The cargo could hardly go unnoticed. Nearly 1,400 kg of gold bars, with an estimated value of more than 60 billion CFA francs (91.4 million euros), were seized in early January at Addis Ababa airport, in Ethiopia, while they were transiting without any official document from Niger to the United Arab Emirates. Made public by the NGO Transparency International, the case was entrusted to the Nigerien judicial police. “The people involved in this trafficking will be identified and, if necessary, will be brought before the judicial authorities,” promised, Thursday, January 25, the Minister of Justice, Alio Daouda.
But the investigation promises to be difficult given “the extent of corrupt practices in the chain of management of authorizations for the exploitation and marketing of gold resources”, underlines the Nigerien Association for the Fight against Corruption. According to the latter, the export of gold was made possible thanks to the complicity of security agents at Niamey airport. Since then, eighty-two customs, police, gendarmerie, and water and forestry agents have been relieved of their duties or assigned to other posts during the investigation.
These diversions are not new, as revealed by data on gold shipments to Dubai compiled by Transparency International Niger. In 2020, for example, “actual gold exports reached up to 34.26 tonnes with a total value of US$1,743.5 million, while only 18.2 tonnes were reported to the Ministry of Mines in during the same year”, points out the NGO. Fraud “facilitated by the crumbling of borders with Algeria and Libya”, recalls André Bourgeot, former anthropologist specializing in the Sahel at the National Center for Scientific Research (CNRS).
Considerable losses for the State
Five days after the announcements from Transparency International Niger, the ministry of mines announced that it was suspending the granting of mining titles and the last permits granted. This “temporary stop” should officially make it possible to take stock of gold mining, mainly informal, and to encourage artisanal gold miners to declare themselves in order to “start again on new bases”, explains Yaou Fatimata Korgom, the deputy secretary general of the ministry of mines. “Most gold panning sites do not have authorization from the ministry. (…) If gold panning is regulated, it is an activity on which the country and the economy [can] count,” adds the official.

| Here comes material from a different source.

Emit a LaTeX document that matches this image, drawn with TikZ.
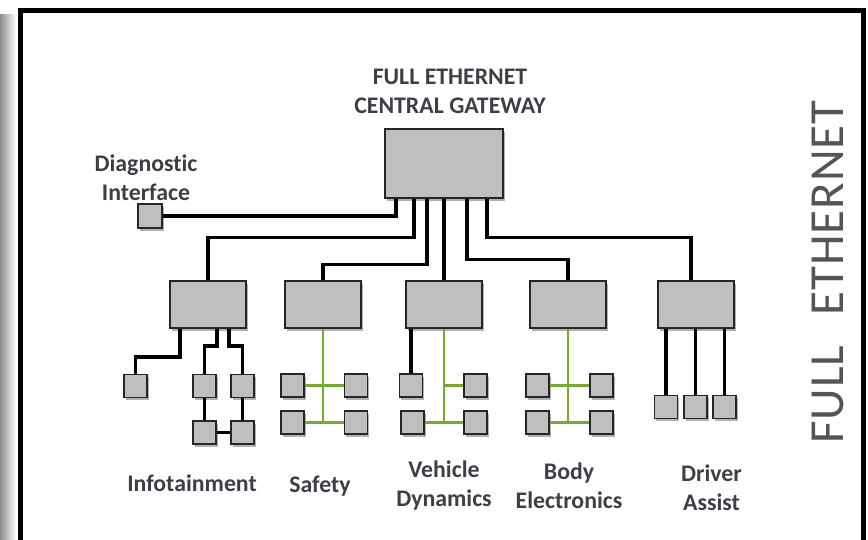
\documentclass[tikz,border=0pt]{standalone}
\usepackage{fontspec}
\setmainfont{Carlito}[Ligatures=NoCommon]
\usetikzlibrary{shadows}
\definecolor{boxgray}{HTML}{BFBFBF}
\definecolor{edge}{HTML}{262626}
\definecolor{labeltext}{RGB}{60,64,70}
\definecolor{ethgreen}{RGB}{118,172,44}
\definecolor{sidetext}{HTML}{555555}

\begin{document}
\begin{tikzpicture}[x=1pt,y=-1pt,
  unit/.style={draw=edge, line width=1.1pt, fill=boxgray, inner sep=0pt,
    drop shadow={shadow xshift=1.5pt, shadow yshift=-2.5pt, opacity=0.3, fill=black}},
  gatewaybox/.style={unit, minimum width=118pt, minimum height=69pt},
  domainbox/.style={unit, minimum width=76pt, minimum height=47pt},
  ecu/.style={unit, minimum width=23pt, minimum height=23pt},
  wire/.style={line width=3.1pt, black},
  bus/.style={line width=2.9pt, ethgreen},
  lbl/.style={font=\fontsize{23.8}{29}\selectfont\bfseries, text=labeltext, align=center, inner sep=0pt},
]
\useasboundingbox (0,0) rectangle (868,539);

% outer frame and its shadow strip
\begin{scope}
  \clip (0,0) rectangle (868,539);
  \shade[left color=black!45, right color=white] (0,14) rectangle (16,560);
  \draw[line width=5pt] (20,10) rectangle (863,600);
\end{scope}

% gateway and diagnostic port
\node[gatewaybox] (gw) at (444,163.5) {};
\node[ecu, minimum width=24pt, minimum height=24pt] (diag) at (150,216) {};

% domain controllers
\node[domainbox] (info)   at (208,304.5) {};
\node[domainbox] (safety) at (323,304.5) {};
\node[domainbox] (vd)     at (444,304.5) {};
\node[domainbox] (body)   at (568,304.5) {};
\node[domainbox] (driver) at (696,304.5) {};

% infotainment ECUs
\node[ecu] (i1) at (135.5,386) {};
\node[ecu] (i2) at (204.5,386) {};
\node[ecu] (i3) at (242.5,386) {};
\node[ecu] (i4) at (204.5,432.5) {};
\node[ecu] (i5) at (242.5,432.5) {};

% safety ECUs
\node[ecu] (s1) at (292.5,385.5) {};
\node[ecu] (s2) at (356,385.5) {};
\node[ecu] (s3) at (292.5,422.5) {};
\node[ecu] (s4) at (356,422.5) {};

% vehicle dynamics ECUs
\node[ecu] (v1) at (411,385.5) {};
\node[ecu] (v2) at (475.5,385.5) {};
\node[ecu] (v3) at (412.5,422.5) {};
\node[ecu] (v4) at (475.5,422.5) {};

% body electronics ECUs
\node[ecu] (b1) at (537.5,385.5) {};
\node[ecu] (b2) at (601.5,385.5) {};
\node[ecu] (b3) at (537.5,422.5) {};
\node[ecu] (b4) at (601.5,422.5) {};

% driver assist ECUs
\node[ecu] (d1) at (666,407) {};
\node[ecu] (d2) at (695.5,407) {};
\node[ecu] (d3) at (724.5,407) {};

% gateway links
\draw[wire] ([xshift=-48pt]gw.south) |- (diag.east);
\draw[wire] ([xshift=-30pt]gw.south) |- ([yshift=43pt]info.north) -- (info.north);
\draw[wire] ([xshift=-17pt]gw.south) |- ([yshift=16pt]safety.north) -- (safety.north);
\draw[wire] (gw.south) -- (vd.north);
\draw[wire] ([xshift=23pt]gw.south) |- ([yshift=21pt]body.north) -- (body.north);
\draw[wire] ([xshift=43pt]gw.south) |- ([xshift=-5pt,yshift=43pt]driver.north) -- ([xshift=-5pt]driver.north);

% infotainment links
\draw[wire] ([xshift=-28pt]info.south) |- ([yshift=17pt]i1.north) -- (i1.north);
\draw[wire] ([xshift=9pt]info.south) |- ([yshift=28pt]i2.north) -- (i2.north);
\draw[wire] ([xshift=21pt]info.south) |- ([yshift=28pt]i3.north) -- (i3.north);
\draw[wire] (i2.south) -- (i4.north);
\draw[wire] (i3.south) -- (i5.north);
\draw[wire] (i4.east) -- (i5.west);

% safety bus
\draw[bus] (safety.south) -- (safety.south |- s3.east);
\draw[bus] (s1.east) -- (s2.west);
\draw[bus] (s3.east) -- (s4.west);

% vehicle dynamics links
\draw[wire] ([xshift=-33pt]vd.south) -- (v1.north);
\draw[bus] (vd.south) -- (vd.south |- v4.west);
\draw[bus] (vd.south |- v2.west) -- (v2.west);
\draw[bus] (v3.east) -- (v4.west);

% body electronics bus
\draw[bus] (body.south) -- (body.south |- b3.east);
\draw[bus] (b1.east) -- (b2.west);
\draw[bus] (b3.east) -- (b4.west);

% driver assist links
\draw[wire] (d1.north |- driver.south) -- (d1.north);
\draw[wire] (d2.north |- driver.south) -- (d2.north);
\draw[wire] (d3.north |- driver.south) -- (d3.north);

% labels
\node[lbl] (gwlbl)     at (450,91.5)    {FULL ETHERNET\\CENTRAL GATEWAY};
\node[lbl] (diaglbl)   at (146,177.5)   {Diagnostic\\Interface};
\node[lbl] (infolbl)   at (192,483.5)   {Infotainment};
\node[lbl] (safetylbl) at (320,486)     {Safety};
\node[lbl] (vdlbl)     at (444,486)     {Vehicle\\Dynamics};
\node[lbl] (bodylbl)   at (569,486)     {Body\\Electronics};
\node[lbl] (drvlbl)    at (711.5,488)   {Driver\\Assist};

\node[font=\fontsize{49}{49}\selectfont\addfontfeature{LetterSpace=2}, text=sidetext, rotate=90, inner sep=0pt]
  (side) at (828,272) {FULL\hspace{30pt}ETHERNET};
\end{tikzpicture}
\end{document}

So far, the losses for the State have been considerable. Although the sector is growing like the Samira mine, operated by the state-owned Liptako Mines Company, industrial production represents less than 20% of exports. In addition, the production capacity of the Samira site, estimated at three tonnes of gold per year, is today disrupted by insecurity “leading to a drastic drop in production” to only one tonne, according to the former Minister of Mines, Ousseini Hadizatou Yacouba.
State regulation of gold mining is also seen as a tool in the fight against banditry and terrorism. The gold rush, which began in 2014 in Niger, led to the displacement of thousands of people towards the Djado plateau and the Aïr massif, where the presence of the State is very limited. “Power vacuums in these localities have created instances of lawlessness that particularly benefit non-state armed groups. These actors often find ways to exploit the discontent of community members,” noted the Nordic Africa Institute, a research center, in 2021.
The activity, which generates insecurity, nevertheless continues to attract the nearly 300,000 young people who enter the job market each year and whom the formal economy cannot absorb. Thus, despite these failures, the gold sector represented 54% of the country’s exports and supported more than 800,000 Nigerien households.